Toyo also returned to the black on a net basis, after suffering a net loss in fiscal 2016 due to extraordinary charges related to the company's seismic rubber bearing business scandal.
Toyo's operating earnings fell to $404.5 million on sales of $3.61 billion, dropping the operating ratio 1.7 points to 11.2 percent.
The company's tire business unit fared slightly better, posting 1.4 percent better operating income of $411.1 million on 7.6 percent higher sales of $2.92 billion.
Toyo did not provide detailed commentary on its performance this past year, but it did disclose figures that show sales and operating income improved in North America. Revenue rose 8.8 percent to $1.66 billion, while earnings were up 12 percent to $77.3 million, raising the operating ratio marginally to 4.6 percent.

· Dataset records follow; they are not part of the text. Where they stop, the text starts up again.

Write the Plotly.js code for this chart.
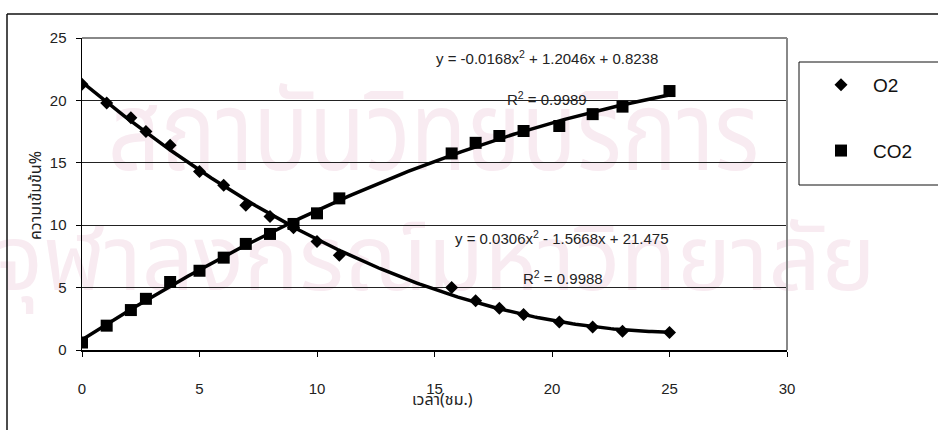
<!DOCTYPE html>
<html>
<head>
<meta charset="utf-8">
<script src="https://cdn.plot.ly/plotly-3.0.1.min.js"></script>
<style>
  html, body { margin: 0; padding: 0; background: #ffffff; }
  #wrap { position: relative; width: 938px; height: 430px; overflow: hidden; }
  #wm { position: absolute; left: 0; top: 0; width: 938px; height: 430px; z-index: 0; }
  #wm span { position: absolute; white-space: nowrap; color: #f8ebf1; transform-origin: 0 0;
             font-family: "Noto Sans Thai", "Loma", "Garuda", "Noto Sans", sans-serif; }
  #chart { position: absolute; left: 0; top: 0; z-index: 1; }
</style>
</head>
<body>
<div id="wrap">
  <div id="wm">
    <span style="left:108px; top:52px; font-size:92px; transform: scaleY(1.2);">สถาบันวิทยบริการ</span>
    <span style="left:-6px; top:192px; font-size:92px;">จุฬาลงกรณ์มหาวิทยาลัย</span>
  </div>
  <div id="chart"></div>
</div>
<script>
// Sampling times (hours)
const timeHours = [0, 1.05, 2.08, 2.72, 3.75, 5.0, 6.03, 6.97, 8.0, 9.0, 10.0, 10.95,
                   15.73, 16.75, 17.76, 18.79, 20.31, 21.73, 23.0, 25.0];
// Measured gas concentrations (%)
const o2Values  = [21.3, 19.8, 18.6, 17.5, 16.4, 14.3, 13.2, 11.6, 10.7, 9.8, 8.7, 7.6,
                   5.0, 3.95, 3.35, 2.85, 2.25, 1.85, 1.5, 1.4];
const co2Values = [0.6, 1.95, 3.2, 4.1, 5.45, 6.35, 7.4, 8.5, 9.3, 10.1, 10.95, 12.15,
                   15.75, 16.6, 17.15, 17.55, 17.95, 18.9, 19.5, 20.75];
// Polynomial trendline coefficients [a, b, c] for y = a*x^2 + b*x + c
const o2Fit  = [0.0306, -1.5668, 21.475];
const co2Fit = [-0.0168, 1.2046, 0.8238];
const o2R2 = "0.9988";
const co2R2 = "0.9989";
const seriesNames = ["O2", "CO2"];
const xTicks = [0, 5, 10, 15, 20, 25, 30];
const yTicks = [0, 5, 10, 15, 20, 25];

// Trendline drawn over the sampled time span
const tMin = Math.min(...timeHours), tMax = Math.max(...timeHours);
const fitX = [];
for (let i = 0; i <= 200; i++) fitX.push(tMin + (tMax - tMin) * i / 200);
const poly = (c, x) => c[0] * x * x + c[1] * x + c[2];
const fmt = (v, d) => (v < 0 ? "-" : "") + Math.abs(v).toFixed(d);
const eqText = c => "y = " + fmt(c[0], 4) + "x<sup>2</sup> " + (c[1] < 0 ? "- " : "+ ") +
  Math.abs(c[1]).toFixed(4) + "x " + (c[2] < 0 ? "- " : "+ ") + Math.abs(c[2]).toString();

const txtFont = { family: "Liberation Sans, Arial, sans-serif", size: 15, color: "#222" };
const thaiFont = { family: "Noto Sans Thai, Loma, Garuda, Liberation Sans, sans-serif", size: 16, color: "#222" };

const traces = [
  { x: fitX, y: fitX.map(x => poly(o2Fit, x)), mode: "lines", showlegend: false,
    line: { color: "#000", width: 3.5 }, hoverinfo: "skip" },
  { x: fitX, y: fitX.map(x => poly(co2Fit, x)), mode: "lines", showlegend: false,
    line: { color: "#000", width: 3.5 }, hoverinfo: "skip" },
  { x: timeHours, y: o2Values, mode: "markers", name: seriesNames[0], legendgroup: "a",
    marker: { symbol: "diamond", size: 10, color: "#000" } },
  { x: timeHours, y: co2Values, mode: "markers", name: seriesNames[1], legendgroup: "b",
    marker: { symbol: "square", size: 12, color: "#000" } }
];

const px2xp = p => (p - 82) / 705;
const py2yp = p => (350 - p) / 312;
const hLine = (x0, x1, y, color, w) => ({ type: "line", xref: "paper", yref: "paper",
  x0: px2xp(x0), x1: px2xp(x1), y0: py2yp(y), y1: py2yp(y), line: { color: color, width: w } });
const vLine = (x, y0, y1, color, w) => ({ type: "line", xref: "paper", yref: "paper",
  x0: px2xp(x), x1: px2xp(x), y0: py2yp(y0), y1: py2yp(y1), line: { color: color, width: w } });

const layout = {
  width: 938, height: 430,
  margin: { l: 82, r: 151, t: 38, b: 80 },
  paper_bgcolor: "rgba(0,0,0,0)", plot_bgcolor: "rgba(0,0,0,0)",
  font: txtFont,
  xaxis: {
    range: [0, 30], tickvals: xTicks, ticks: "outside", ticklen: 5, tickcolor: "#000",
    showgrid: false, zeroline: false, showline: true, linecolor: "#000", linewidth: 1.5,
    tickfont: txtFont, ticklabelstandoff: 19
  },
  yaxis: {
    range: [0, 25], tickvals: yTicks, ticks: "outside", ticklen: 5, tickcolor: "#000",
    showgrid: true, gridcolor: "#222", gridwidth: 1, zeroline: false,
    showline: true, linecolor: "#000", linewidth: 1.5,
    tickfont: txtFont, ticklabelstandoff: 6
  },
  showlegend: true,
  legend: {
    x: px2xp(809), y: py2yp(66), xanchor: "left", yanchor: "top",
    bgcolor: "rgba(0,0,0,0)", borderwidth: 0,
    font: { family: "Liberation Sans, Arial, sans-serif", size: 19, color: "#111" },
    itemwidth: 54, traceorder: "grouped", tracegroupgap: 38
  },
  shapes: [
    // outer chart frame (top and left edges are inside the canvas)
    hLine(7, 938, 14, "#111", 1.5),
    vLine(7, 14, 430, "#111", 1.5),
    // plot area top and right borders
    hLine(82, 787, 38, "#888", 2),
    vLine(787, 38, 350, "#888", 2),
    // legend box
    hLine(799, 938, 62, "#111", 1),
    hLine(799, 938, 185, "#111", 1),
    vLine(799, 62, 185, "#111", 1)
  ],
  annotations: [
    { text: eqText(co2Fit), x: 19.77, y: 23.4, xref: "x", yref: "y", showarrow: false, font: txtFont },
    { text: "R<sup>2</sup> = " + co2R2, x: 19.77, y: 20.19, xref: "x", yref: "y", showarrow: false, font: txtFont },
    { text: eqText(o2Fit), x: 20.43, y: 9.05, xref: "x", yref: "y", showarrow: false, font: txtFont },
    { text: "R<sup>2</sup> = " + o2R2, x: 20.45, y: 5.81, xref: "x", yref: "y", showarrow: false, font: txtFont },
    { text: "เวลา(ชม.)", x: px2xp(442), y: py2yp(414), xref: "paper", yref: "paper",
      showarrow: false, font: thaiFont },
    { text: "ความเข้มข้น%", x: px2xp(22), y: py2yp(196), xref: "paper", yref: "paper",
      showarrow: false, textangle: -90, font: thaiFont }
  ]
};

Plotly.newPlot("chart", traces, layout, { displayModeBar: false, staticPlot: true });
</script>
</body>
</html>
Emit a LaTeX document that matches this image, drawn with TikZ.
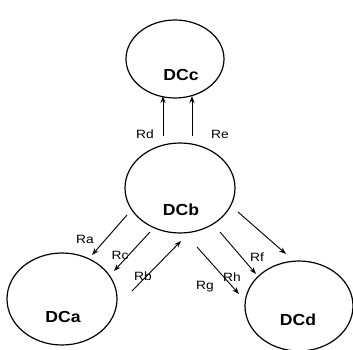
\documentclass[tikz,border=0pt]{standalone}
\usepackage{fontspec}
\setmainfont{Liberation Sans}
\usetikzlibrary{shapes.geometric,arrows.meta}
\begin{document}
\begin{tikzpicture}[x=1pt,y=-1pt,
  dc/.style={draw,line width=1.2pt,ellipse,inner sep=0pt},
  dctext/.style={font=\fontsize{16}{16}\selectfont\bfseries,xscale=1.1,transform shape},
  lbl/.style={font=\fontsize{12}{12}\selectfont,xscale=1.15,transform shape},
  arr/.style={line width=0.9pt,-{Stealth[length=7pt,width=5pt]}}]
\useasboundingbox (0,0) rectangle (353,350);
% ellipses
\node[dc,minimum width=98pt,minimum height=78pt] (c) at (175,59) {};
\node[dc,minimum width=110pt,minimum height=90pt] (b) at (180,188) {};
\node[dc,minimum width=110pt,minimum height=92pt] (a) at (62,299) {};
\node[dc,minimum width=108pt,minimum height=90pt] (d) at (299,306) {};
\node[dctext] (ct) at (181,75) {DCc};
\node[dctext] (bt) at (181,210) {DCb};
\node[dctext] (at) at (63,317) {DCa};
\node[dctext] (dt) at (298,320) {DCd};
% arrow end points
\coordinate (d1) at (163,136); \coordinate (d2) at (163,96);
\coordinate (e1) at (192,136); \coordinate (e2) at (192,96);
\coordinate (a1) at (127,215); \coordinate (a2) at (92,255);
\coordinate (c1) at (150,232); \coordinate (c2) at (114,271);
\coordinate (b1) at (132,291); \coordinate (b2) at (181,241);
\coordinate (f1) at (238,212); \coordinate (f2) at (286,254);
\coordinate (h1) at (220,232); \coordinate (h2) at (256,274);
\coordinate (g1) at (197,247); \coordinate (g2) at (239,294);
\draw[arr] (d1) -- (d2);
\draw[arr] (e1) -- (e2);
\draw[arr] (a1) -- (a2);
\draw[arr] (c1) -- (c2);
\draw[arr] (b1) -- (b2);
\draw[arr] (f1) -- (f2);
\draw[arr] (h1) -- (h2);
\draw[arr] (g1) -- (g2);
% labels
\node[lbl] (rd) at (145,134) {Rd};
\node[lbl] (re) at (220,134) {Re};
\node[lbl] (ra) at (85,239) {Ra};
\node[lbl] (rc) at (120,255) {Rc};
\node[lbl] (rb) at (143,276) {Rb};
\node[lbl] (rf) at (257,257) {Rf};
\node[lbl] (rh) at (232,277) {Rh};
\node[lbl] (rg) at (205,287) {Rg};
\end{tikzpicture}
\end{document}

For the current fiscal year, Toyo is projecting a gain of nearly 4 percent in operating income on a 1.2 percent drop in corporate revenue. Net income should rebound measurably with the absence of extraordinary charges.
Toyo's tire business should post 6.4 percent higher sales this year, the company said, while segment earnings should rise 3.6 percent.
Toyo is forecasting continued gains in sales and operating income in North America as well—8.6 and 26 percent, respectively.
Overall, Toyo's tire production increased 5.3 percent to 239,300 metric tons, the company reported, including a 17.4 percent jump in North America to 66,800 tons. The 2018 forecast is for a 4.6 percent gain.